(Trinidad Express) Finance Minister Karen Nunez-Tesheira says Clico is now back on its feet following government’s intervention to save the cash-strapped subsidiary of the CL Financial Group.
Nunez-Tesheira said in Friday the government was certain that Clico, with its new business model, would continue to grow from strength to strength.
She was speaking at the signing ceremony for the ex-Caroni Ltd workers’ pension plan agreements, which took place at the Hyatt Regency Hotel in Port of Spain.
Earlier this year, the government moved to bail the company out of liquidity troubles.

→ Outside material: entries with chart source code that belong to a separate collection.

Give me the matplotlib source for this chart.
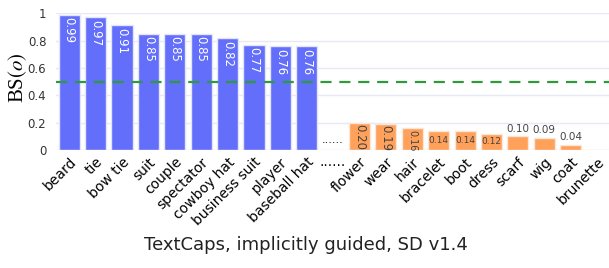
import matplotlib.pyplot as plt
import numpy as np

plt.rcParams["mathtext.fontset"] = "stix"

top_words = ["beard", "tie", "bow tie", "suit", "couple", "spectator",
             "cowboy hat", "business suit", "player", "baseball hat"]
top_scores = [0.99, 0.97, 0.91, 0.85, 0.85, 0.85, 0.82, 0.77, 0.76, 0.76]

bottom_words = ["flower", "wear", "hair", "bracelet", "boot", "dress",
                "scarf", "wig", "coat", "brunette"]
bottom_scores = [0.20, 0.19, 0.16, 0.14, 0.14, 0.12, 0.10, 0.09, 0.04, 0.0]

GAP_LABEL = "......"
THRESHOLD = 0.5
TITLE = "TextCaps, implicitly guided, SD v1.4"

BLUE = "#636EFA"
ORANGE = "#FFA15A"
GRID = "#E6EAF4"
TEXT_DARK = "#444444"

fig = plt.figure(figsize=(6.09, 2.68), dpi=100)
ax = fig.add_axes([0.092, 0.440, 0.910, 0.511])

labels = top_words + [GAP_LABEL] + bottom_words
x_top = np.arange(len(top_words))
x_bot = np.arange(len(bottom_words)) + len(top_words) + 1
gap_x = len(top_words)

ax.bar(x_top, top_scores, width=0.8, color=BLUE, edgecolor="#E3E6FA",
       linewidth=1.0, zorder=2)
ax.bar(x_bot, bottom_scores, width=0.8, color=ORANGE, edgecolor="#FBE7D8",
       linewidth=1.0, zorder=2)

# value labels, mimicking plotly's "auto" text placement
for xi, v in zip(x_top, top_scores):
    ax.annotate(f"{v:.2f}", (xi, v), xytext=(0, -2), textcoords="offset points",
                rotation=-90, ha="center", va="top", color="white",
                fontsize=8.5, zorder=3)
for xi, v in zip(x_bot, bottom_scores):
    if v <= 0:
        continue
    if v >= 0.15:
        ax.annotate(f"{v:.2f}", (xi, v), xytext=(0, -1), textcoords="offset points",
                    rotation=-90, ha="center", va="top", color=TEXT_DARK,
                    fontsize=8.5 if v > 0.17 else 7, zorder=3)
    elif v >= 0.11:
        ax.annotate(f"{v:.2f}", (xi, v / 2), ha="center", va="center",
                    color=TEXT_DARK, fontsize=6.5, zorder=3)
    else:
        ax.annotate(f"{v:.2f}", (xi, v), xytext=(0, 2), textcoords="offset points",
                    ha="center", va="bottom", color=TEXT_DARK, fontsize=7.5, zorder=3)

ax.text(gap_x, 0.04, GAP_LABEL, ha="center", va="bottom", fontsize=8, color="black")

ax.axhline(THRESHOLD, color="#2E9A3A", linestyle=(0, (5, 3.5)), linewidth=1.6, zorder=4)

ax.set_xlim(-0.5, len(labels) - 0.5)
ax.set_ylim(0, 1.0)
ax.set_yticks([0, 0.2, 0.4, 0.6, 0.8, 1.0])
ax.set_yticklabels(["0", "0.2", "0.4", "0.6", "0.8", "1"])
ax.grid(axis="y", color=GRID, linewidth=1.0, zorder=0)
ax.set_axisbelow(True)
for s in ax.spines.values():
    s.set_visible(False)
ax.tick_params(axis="both", length=0, labelsize=8.5, colors="#333333")
ax.tick_params(axis="y", pad=7)

ax.set_xticks(np.arange(len(labels)))
ax.set_xticklabels(labels)
for t, lab in zip(ax.get_xticklabels(), labels):
    t.set_color("black")
    t.set_fontsize(10)
    if lab == GAP_LABEL:
        t.set_rotation(0)
        t.set_ha("center")
    else:
        t.set_rotation(45)
        t.set_ha("right")
        t.set_rotation_mode("anchor")

ax.set_ylabel(r"BS$(o)$", fontsize=15, family="Liberation Serif", va="center")
ax.yaxis.set_label_coords(-0.069, 0.53)
fig.text(0.503, 0.085, TITLE, ha="center", va="center", fontsize=13, color="#222222")

fig.savefig("out.png", dpi=100)
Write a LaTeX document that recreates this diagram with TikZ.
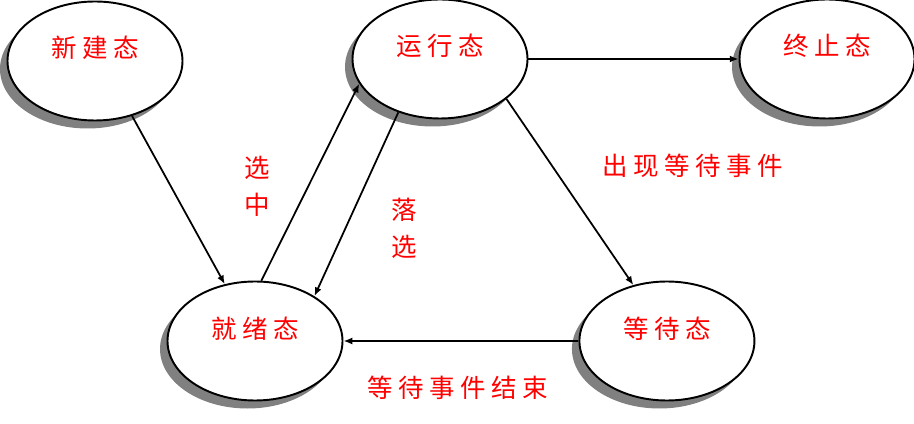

Also speaking at the event, Government-appointed chairman of Clico, Euric Bobb, said the company was at present working on restoring stakeholder confidence, which was in some cases eroded when their money worries were made public.

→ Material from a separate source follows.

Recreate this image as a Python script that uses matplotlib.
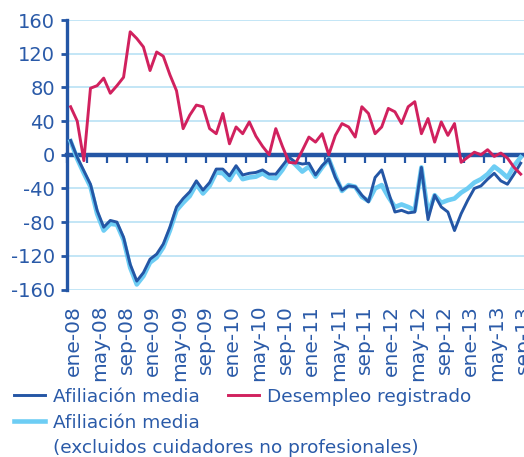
import matplotlib
matplotlib.use('Agg')
import matplotlib.pyplot as plt
import matplotlib.transforms as mtransforms
from matplotlib.lines import Line2D

# Colours
darkBlue = '#2456a5'
lightBlue = '#6dcdf4'
red = '#d1215e'
textBlue = '#2a5aa8'
gridBlue = '#c3e6f6'

plt.rcParams['font.family'] = ['DejaVu Sans']
plt.rcParams['axes.unicode_minus'] = False

# Data: monthly changes, ene-08 .. sep-13 (thousands)
afiliacion = [17, -3, -19, -35, -66, -86, -78, -80, -98, -130, -150, -140,
              -124, -118, -106, -86, -62, -52, -44, -31, -42, -33, -17, -17,
              -25, -13, -24, -22, -21, -18, -23, -23, -13, -3, -9, -11,
              -10, -24, -13, -5, -27, -42, -37, -38, -48, -56, -27, -18,
              -44, -68, -66, -69, -68, -15, -77, -48, -62, -68, -90, -70,
              -54, -40, -37, -29, -22, -31, -35, -23, -10]
afiliacion_excl = [16, -5, -22, -38, -70, -90, -82, -83, -101, -134, -154, -144,
                   -128, -122, -110, -90, -66, -57, -49, -35, -46, -37, -21, -22,
                   -30, -17, -29, -27, -26, -22, -27, -28, -18, -5, -12, -20,
                   -14, -26, -15, -5, -25, -43, -36, -38, -50, -55, -40, -36,
                   -50, -62, -59, -62, -66, -15, -70, -48, -57, -54, -52, -45,
                   -40, -33, -29, -23, -14, -20, -27, -13, -3]
desempleo = [57, 40, -7, 79, 82, 91, 73, 82, 92, 146, 138, 128,
             100, 122, 117, 95, 76, 31, 47, 59, 57, 31, 25, 49,
             13, 33, 25, 39, 22, 10, 0, 31, 10, -9, -10, 5,
             21, 15, 25, 0, 23, 37, 33, 21, 57, 49, 25, 33,
             55, 51, 37, 57, 63, 25, 43, 15, 39, 23, 37, -9,
             -3, 3, 0, 6, -2, 2, -4, -15, -23]
tick_labels = ['ene-08', 'may-08', 'sep-08', 'ene-09', 'may-09', 'sep-09',
               'ene-10', 'may-10', 'sep-10', 'ene-11', 'may-11', 'sep-11',
               'ene-12', 'may-12', 'sep-12', 'ene-13', 'may-13', 'sep-13']
y_ticks = [-160, -120, -80, -40, 0, 40, 80, 120, 160]

months = list(range(len(afiliacion)))

W, H = 524, 457
fig = plt.figure(figsize=(W / 100, H / 100), dpi=100)
ax = fig.add_axes([67.3 / W, 1 - 289.5 / H, 1 - 67.3 / W, 269.5 / H])

ax.plot(months, afiliacion_excl, color=lightBlue, lw=3.3, zorder=3,
        solid_joinstyle='round', clip_on=False)
ax.plot(months, afiliacion, color=darkBlue, lw=2.1, zorder=4,
        solid_joinstyle='round', clip_on=False)
ax.plot(months, desempleo, color=red, lw=2.1, zorder=5,
        solid_joinstyle='round', clip_on=False)

ax.set_xlim(-0.5, len(months) - 0.5)
ax.set_ylim(-160, 160)
ax.set_yticks(y_ticks)
ax.yaxis.grid(True, color=gridBlue, lw=1.4)
ax.set_axisbelow(True)

for s in ['top', 'right']:
    ax.spines[s].set_visible(False)
ax.spines['left'].set_color(darkBlue)
ax.spines['left'].set_linewidth(2.4)
ax.spines['bottom'].set_position(('data', 0))
ax.spines['bottom'].set_color(darkBlue)
ax.spines['bottom'].set_linewidth(3.2)

ax.tick_params(axis='y', colors=darkBlue, direction='out', length=4.5, width=2,
               labelsize=14, labelcolor=textBlue, pad=4.5)
# tick marks between categories, every 3 months
ax.set_xticks([m - 0.5 for m in months[::3]])
ax.tick_params(axis='x', colors=darkBlue, direction='out', length=5.5, width=1.6,
               labelbottom=False)

# Month labels at the bottom of the plot
sec = ax.secondary_xaxis('bottom')
sec.set_xticks(months[::4], tick_labels)
sec.tick_params(length=0, pad=11, labelsize=14.5, labelcolor=textBlue,
                labelrotation=90)
sec.spines['bottom'].set_visible(False)
shift = mtransforms.ScaledTranslation(2 / 72, 0, fig.dpi_scale_trans)
for label in sec.get_xticklabels():
    label.set_transform(label.get_transform() + shift)

# Legend, drawn by hand (figure pixels from top-left)
def legend_entry(x0, y_line, y_text, colour, lw, text):
    fig.add_artist(Line2D([x0 / W, (x0 + 31) / W], [1 - y_line / H, 1 - y_line / H],
                          transform=fig.transFigure, color=colour, lw=lw))
    fig.text((x0 + 39) / W, 1 - y_text / H, text, fontsize=13.3, color=textBlue,
             ha='left', va='baseline')

legend_entry(14, 395, 402, darkBlue, 2.1, 'Afiliación media')
legend_entry(228, 395, 402, red, 2.1, 'Desempleo registrado')
legend_entry(14, 421, 428, lightBlue, 3.3, 'Afiliación media')
fig.text(53 / W, 1 - 453 / H, '(excluidos cuidadores no profesionales)',
         fontsize=13.3, color=textBlue, ha='left', va='baseline')

plt.savefig('out.png', dpi=100)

He said, “Illiquidity, if truth be told, insolvency is a signal of a really fatal end for most companies, but in the three-and-a-half months since we started the restructuring of Clico, the company has been diligently working throughout the length and breadth of this country to restore the confidence of the thousands of its policy holders, and of the national community as a whole.”
During the event, it was also indicated that the plans for payment of the former Caroni workers’ pension money were now finalised and they would receive their money as part of the national Senior Citizens Grant.
The signatories at the event were Nunez-Tesheira, Jerry Hospedales, chairman of Caroni (1975) Ltd, and the trustee, Republic Bank Ltd.
The trustee will purchase the workers’ annuities on June 1, 2009. The pension scheme is set to cost the government some $350 million.